Nella scena della vignetta si vede un tipo che viene buttato fuori dal suo posto di lavoro, e sotto c’è proprio la scritta “Game over”.
La strana vignetta di Famiglia Cristiana
Singolare la scelta di queste parole da parte del vignettista di Famiglia Cristiana, le stesse parole che sarebbero state scelte presumibilmente da Anelli o dal suo assassino quel 24 maggio.
Il rettore sembrava essere comunque un personaggio lontano dallo spirito della tradizione cattolica, e piuttosto vicino invece a quegli ambienti progressisti e globalisti che hanno indirizzato sin dal principio il papato di Francesco.
A volerlo come consultore del dicastero vaticano per la Cultura e l’Educazione fu proprio Bergoglio, ma c’è un altro episodio che forse aiuta ancora meglio a capire la filosofia che seguiva Anelli.
Nell’ottobre del 2023, nel cortile della Cattolica viene inaugurata una statua di Sant’Ambrogio realizzata dallo scultore Franco Paladino.

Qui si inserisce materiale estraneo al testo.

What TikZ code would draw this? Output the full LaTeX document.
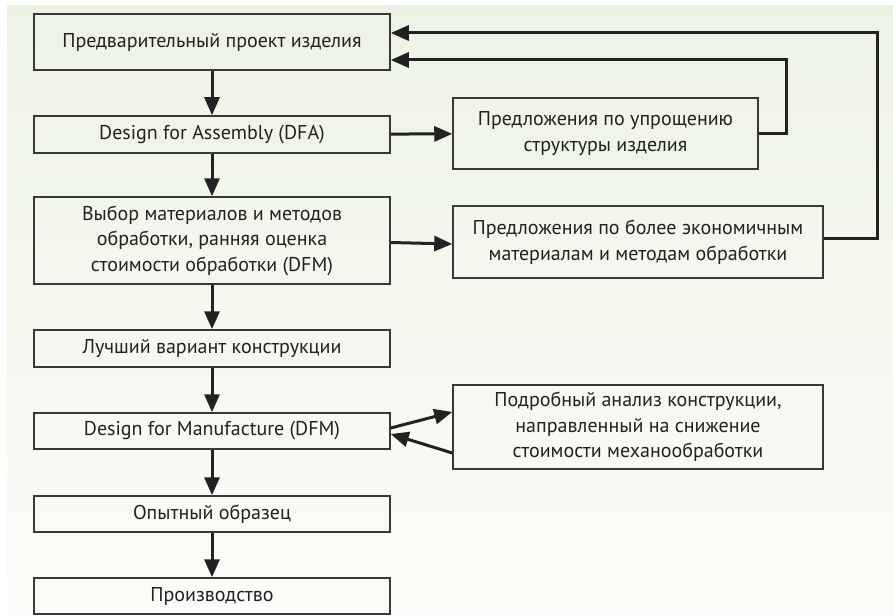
\documentclass[tikz,border=0pt]{standalone}
\usepackage{fontspec}
\setmainfont{PT Sans}
\usetikzlibrary{arrows.meta}
\definecolor{bgtop}{HTML}{EDF3E4}
\definecolor{bgbot}{HTML}{FBFCF9}
\definecolor{ink}{HTML}{222222}
\tikzset{
  box/.style={draw=ink!90, line width=1.5pt, minimum width=356pt, align=center,
    font=\fontsize{20}{25.5}\selectfont, text=ink, inner sep=0pt},
  rbox/.style={box},
  arr/.style={draw=ink, line width=3pt, -{Triangle[length=18pt,width=15pt]}},
}
\begin{document}
\begin{tikzpicture}[x=1pt,y=-1pt]
\useasboundingbox (0,0) rectangle (893,615);
\shade[top color=bgtop, bottom color=bgbot] (7,6) rectangle (893,615);
\node[box, minimum height=56pt] (B1) at (212,42) {Предварительный проект изделия};
\node[box, minimum height=37pt] (B2) at (212,134.5) {Design for Assembly (DFA)};
\node[box, minimum height=87pt] (B3) at (212,240.5) {Выбор материалов и методов\\обработки, ранняя оценка\\стоимости обработки (DFM)};
\node[box, minimum height=37pt] (B4) at (212,348.5) {Лучший вариант конструкции};
\node[box, minimum height=36pt] (B5) at (212,431) {Design for Manufacture (DFM)};
\node[box, minimum height=36pt] (B6) at (212,514) {Опытный образец};
\node[box, minimum height=36pt] (B7) at (212,596) {Производство};
\node[rbox, minimum width=305pt, minimum height=71pt] (R1) at (605.5,133.5) {Предложения по упрощению\\структуры изделия};
\node[rbox, minimum width=370pt, minimum height=72pt] (R2) at (638,242) {Предложения по более экономичным\\материалам и методам обработки};
\node[rbox, minimum width=370pt, minimum height=84pt] (R3) at (638,427) {Подробный анализ конструкции,\\направленный на снижение\\стоимости механообработки};
\coordinate (c1) at (877,33);
\coordinate (c2) at (786,60);
\draw[arr] (B1) -- (B2);
\draw[arr] (B2) -- (B3);
\draw[arr] (B3) -- (B4);
\draw[arr] (B4) -- (B5);
\draw[arr] (B5) -- (B6);
\draw[arr] (B6) -- (B7);
\draw[arr] (B2) -- (R1);
\draw[arr] ([yshift=-2pt]B3.east) -- ([yshift=-2pt]R2.west);
\draw[arr] ([yshift=4pt]R2.east) -| (c1) -- (B1.east |- c1);
\draw[arr] (R1.east) -| (c2) -- (B1.east |- c2);
\draw[arr] ([yshift=3pt]B5.east) -- ([yshift=15pt]R3.west);
\draw[arr] ([yshift=-26pt]R3.west) -- ([yshift=-3pt]B5.east);
\end{tikzpicture}
\end{document}
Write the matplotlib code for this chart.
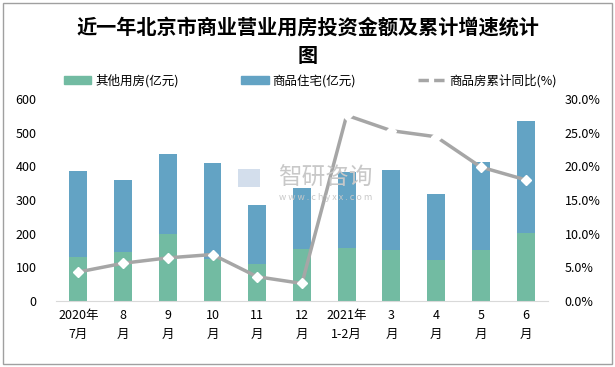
import matplotlib
matplotlib.use("Agg")
import matplotlib.pyplot as plt
from matplotlib.patches import Patch, Rectangle
from matplotlib.lines import Line2D

plt.rcParams['font.family'] = ['Noto Sans CJK SC', 'DejaVu Sans']

categories = ["2020年\n7月", "8\n月", "9\n月", "10\n月", "11\n月", "12\n月",
              "2021年\n1-2月", "3\n月", "4\n月", "5\n月", "6\n月"]
other = [131, 146, 199, 125, 110, 155, 158, 152, 122, 152, 202]
total = [387, 360, 437, 410, 286, 337, 384, 388, 318, 414, 535]
residential = [t - o for t, o in zip(total, other)]
growth = [4.3, 5.6, 6.4, 6.9, 3.6, 2.6, 27.6, 25.3, 24.4, 19.9, 18.0]

green = "#72BBA2"
blue = "#63A3C4"
gray = "#A6A6A6"

fig = plt.figure(figsize=(6.15, 3.67), dpi=100)
ax = fig.add_axes([0.091, 0.18, 0.80, 0.55])
x = list(range(len(categories)))
ax.bar(x, other, width=0.4, color=green, zorder=2)
ax.bar(x, residential, width=0.4, bottom=other, color=blue, zorder=2)
ax.set_xlim(-0.5, 10.5)
ax.set_ylim(0, 600)
ax.set_yticks([0, 100, 200, 300, 400, 500, 600])
ax.set_xticks(x)
ax.set_xticklabels(categories, fontsize=9, linespacing=1.6)
ax.tick_params(axis='both', length=0, labelsize=9)
ax.tick_params(axis='y', pad=14)
ax.tick_params(axis='x', pad=6)
for s in ["top", "right", "left"]:
    ax.spines[s].set_visible(False)
ax.spines["bottom"].set_color("#D9D9D9")

ax2 = ax.twinx()
ax2.plot(x, growth, color=gray, lw=2.5, marker='D', markersize=5,
         markerfacecolor='white', markeredgecolor='white', zorder=3)
ax2.set_ylim(0, 30)
ax2.set_yticks([0, 5, 10, 15, 20, 25, 30])
ax2.set_yticklabels([f"{v:.1f}%" for v in [0, 5, 10, 15, 20, 25, 30]])
ax2.tick_params(axis='y', length=0, labelsize=9, pad=12)
for s in ["top", "right", "left", "bottom"]:
    ax2.spines[s].set_visible(False)

# watermark
fig.text(0.529, 0.515, "智研咨询", fontsize=17, color="#C8C8C8", ha='center', va='center', zorder=0)
fig.text(0.529, 0.462, "w w w . c h y x x . c o m", fontsize=6.5, color="#C8C8C8", ha='center', va='center')
fig.patches.append(Rectangle((0.387, 0.49), 0.035, 0.05, transform=fig.transFigure,
                             facecolor="#C9D6E8", edgecolor='none', alpha=0.8))

fig.text(0.5, 0.925, "近一年北京市商业营业用房投资金额及累计增速统计", fontsize=14.5,
         fontweight='bold', ha='center', va='center')
fig.text(0.5, 0.85, "图", fontsize=14.5, fontweight='bold', ha='center', va='center')

handles = [Patch(color=green, label="其他用房(亿元)"),
           Patch(color=blue, label="商品住宅(亿元)"),
           Line2D([0], [0], color=gray, lw=2.5, ls=(0, (3, 1.5)), label="商品房累计同比(%)")]
fig.legend(handles=handles, loc='center', bbox_to_anchor=(0.505, 0.78), ncol=3,
           frameon=False, fontsize=9, handlelength=2.2, handleheight=0.6,
           columnspacing=5.0, handletextpad=0.3)

fig.patches.append(Rectangle((0.005, 0.008), 0.99, 0.985, transform=fig.transFigure,
                             fill=False, edgecolor="#A0A0A0", lw=1))

fig.savefig("out.png", dpi=100)
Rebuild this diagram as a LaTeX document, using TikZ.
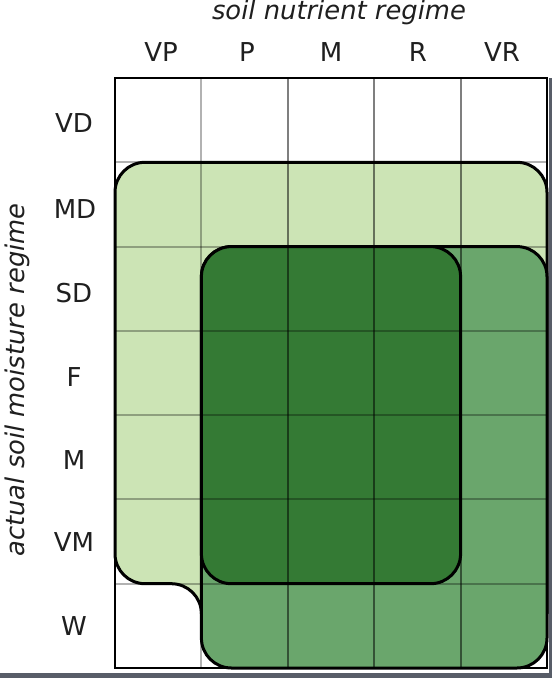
\documentclass[tikz,border=0pt]{standalone}
\usepackage{fontspec}
\setmainfont{DejaVu Sans}
\definecolor{lightg}{RGB}{204,228,181}
\definecolor{medg}{RGB}{106,166,108}
\definecolor{darkg}{RGB}{52,122,52}
\definecolor{barg}{RGB}{88,93,104}
\begin{document}
\begin{tikzpicture}[x=1pt,y=1pt,yscale=-1,
  lab/.style={font=\fontsize{26}{30}\selectfont, text=black!88, inner sep=0pt},
  title/.style={font=\fontsize{25.8}{30}\selectfont\itshape, text=black!88, inner sep=0pt},
  outl/.style={draw=black, line width=3pt, line join=round},
  gridlight/.style={draw=black, opacity=0.3, line width=2pt},
  griddark/.style={draw=black, opacity=0.5, line width=2pt}]
\useasboundingbox (0,0) rectangle (552,678);
\fill[white] (0,0) rectangle (552,678);

% light green region
\filldraw[fill=lightg, outl] (145,162.3) -- (517,162.3)
  arc[start angle=-90,end angle=0,radius=30] -- (547,613.7) -- (201.4,613.7)
  arc[start angle=0,end angle=-90,radius=30] -- (145,583.7)
  arc[start angle=90,end angle=180,radius=30] -- (115,192.3)
  arc[start angle=180,end angle=270,radius=30] -- cycle;
% medium green region
\filldraw[fill=medg, outl, rounded corners=30pt] (201.4,246.6) rectangle (547,668);
% dark green region
\filldraw[fill=darkg, outl, rounded corners=30pt] (201.4,246.6) rectangle (460.6,583.7);

% grid lines
\foreach \y in {162.3,246.6,330.9,415.1,499.4,583.7}
  \draw[gridlight] (115,\y) -- (547,\y);
\draw[gridlight] (201.4,78) -- (201.4,668);
\foreach \x in {287.8,374.2,460.6}
  \draw[griddark] (\x,78) -- (\x,668);

% frame
\draw[line width=2.6pt] (115,78) rectangle (547,668);
\fill[barg] (548.5,78) rectangle (552,678);
\fill[barg] (0,672.5) rectangle (552,678);

% titles
\node[title, anchor=base] (ttop) at (339,19) {soil nutrient regime};
\node[title, anchor=base, rotate=90] (tleft) at (24,380) {actual soil moisture regime};

% column labels
\node[lab] (cVP) at (161,52.5) {VP};
\node[lab] (cP) at (247,52.5) {P};
\node[lab] (cM) at (331,52.5) {M};
\node[lab] (cR) at (418,52.5) {R};
\node[lab] (cVR) at (502,52.5) {VR};

% row labels
\node[lab] (rVD) at (74,123) {VD};
\node[lab] (rMD) at (75,209) {MD};
\node[lab] (rSD) at (74,293) {SD};
\node[lab] (rF) at (74,377.5) {F};
\node[lab] (rM) at (74,460) {M};
\node[lab] (rVM) at (74,542) {VM};
\node[lab] (rW) at (74,626) {W};
\end{tikzpicture}
\end{document}
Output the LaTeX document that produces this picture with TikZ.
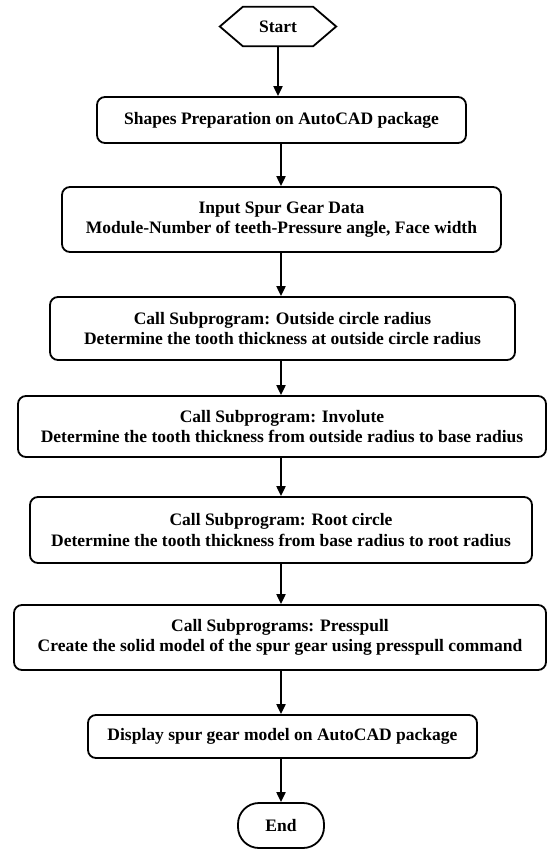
\documentclass[tikz,border=0pt]{standalone}
\usepackage{fontspec}
\setmainfont{Liberation Serif}
\usetikzlibrary{arrows.meta}
\begin{document}
\begin{tikzpicture}[x=1pt,y=1pt,
  txt/.style={font=\fontsize{17.5}{20.5}\selectfont\bfseries, align=center, inner sep=0pt},
  box/.style={txt, draw, line width=1.8pt, rounded corners=8pt},
  arr/.style={line width=2pt, -{Triangle[length=10pt,width=9pt]}}]
\useasboundingbox (0,0) rectangle (547,-850);
\node[txt, minimum width=116pt, minimum height=39pt] (start) at (278,-26.5) {Start};
\draw[line width=1.8pt, line join=miter] (start.west) -- ([xshift=23pt]start.north west) -- ([xshift=-23pt]start.north east) -- (start.east) -- ([xshift=-23pt]start.south east) -- ([xshift=23pt]start.south west) -- cycle;
\node[box, minimum width=369pt, minimum height=46pt] (b1) at (281.5,-120) {Shapes Preparation on AutoCAD package};
\node[box, minimum width=439pt, minimum height=65pt] (b2) at (281.5,-219.5) {Input Spur Gear Data\\Module-Number of teeth-Pressure angle, Face width};
\node[box, minimum width=465pt, minimum height=63pt] (b3) at (282.5,-328.5) {Call Subprogram: Outside circle radius\\Determine the tooth thickness at outside circle radius};
\node[box, minimum width=528pt, minimum height=61pt] (b4) at (282,-426.5) {Call Subprogram: Involute\\Determine the tooth thickness from outside radius to base radius};
\node[box, minimum width=502pt, minimum height=66pt] (b5) at (281,-530) {Call Subprogram: Root circle\\Determine the tooth thickness from base radius to root radius};
\node[box, minimum width=532pt, minimum height=65pt] (b6) at (280,-637.5) {Call Subprograms: Presspull\\Create the solid model of the spur gear using presspull command};
\node[box, minimum width=389pt, minimum height=43pt] (b7) at (282.5,-736.5) {Display spur gear model on AutoCAD package};
\node[box, minimum width=86pt, minimum height=45pt, rounded corners=21pt] (e) at (281,-825.5) {End};
\draw[arr] (start.south) -- (start.south |- b1.north);
\draw[arr] (b1.south -| e.north) -- (b2.north -| e.north);
\draw[arr] (b2.south -| e.north) -- (b3.north -| e.north);
\draw[arr] (b3.south -| e.north) -- (b4.north -| e.north);
\draw[arr] (b4.south -| e.north) -- (b5.north -| e.north);
\draw[arr] (b5.south -| e.north) -- (b6.north -| e.north);
\draw[arr] (b6.south -| e.north) -- (b7.north -| e.north);
\draw[arr] (b7.south -| e.north) -- (e.north);
\end{tikzpicture}
\end{document}
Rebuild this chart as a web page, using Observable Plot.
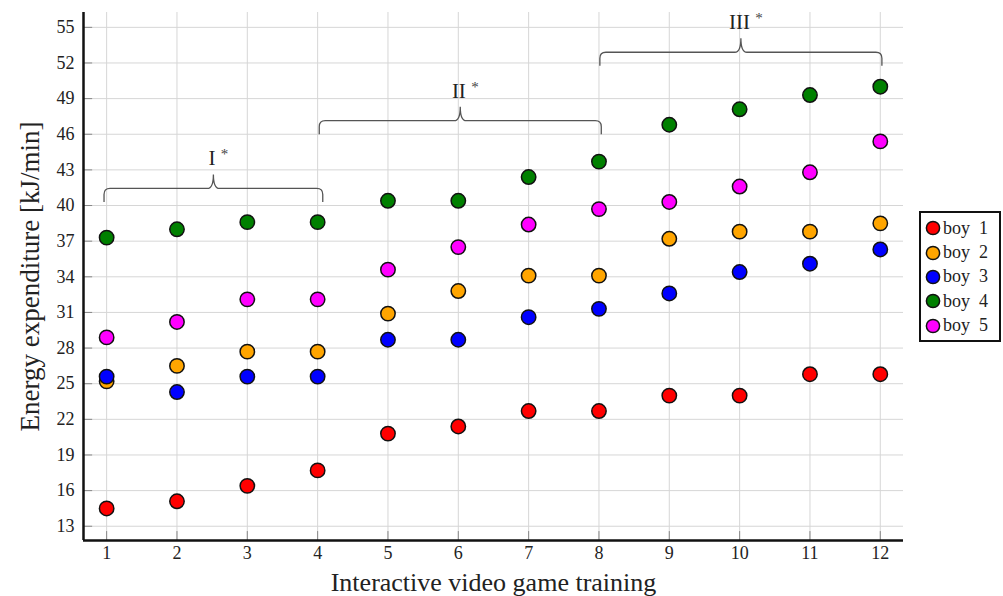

L’opera raffigura il Santo affianco ad un cavallo, probabilmente un riferimento all’immagine classica di Sant’Ambrogio che seduto sul suo cavallo scaccia gli ariani.
La controversa scultura di Paladino alla Cattolica
Si tratta di una raffigurazione che ha fatto storcere il naso ad alcuni, visto che il Santo è raffigurato come un efebo nudo, e nel monumento sembrano esserci dei riferimenti e delle atmosfere ben lontane dalla iconografia cattolica.
Anelli disse che in quest’opera ci sono “stratificazioni simboliche complesse”, che di certo non sembrano cristiane.
Ancora non si sono diradate le nebbie che avvolgono i misteri delle morti della Ferrero e di Anelli, che proprio nei giorni scorsi è stato ucciso un altro docente dell’università, Maurizio Rebuzzini.
Sembra impossibile trovare il bandolo della matassa di queste morti senza prendere in considerazione la guerra furiosa che si è aperta in seno alle logge dopo lo scisma consumatosi tra il GOI di palazzo Giustiniani e il Rito Scozzese di piazza del Gesù.
I massoni si minacciano apertamente di morte gli uni contro gli altri.
Sull’ateneo fondato da padre Gemelli continuano intanto ad aleggiare diverse ombre, e nessuna di queste sembra essere cattolica.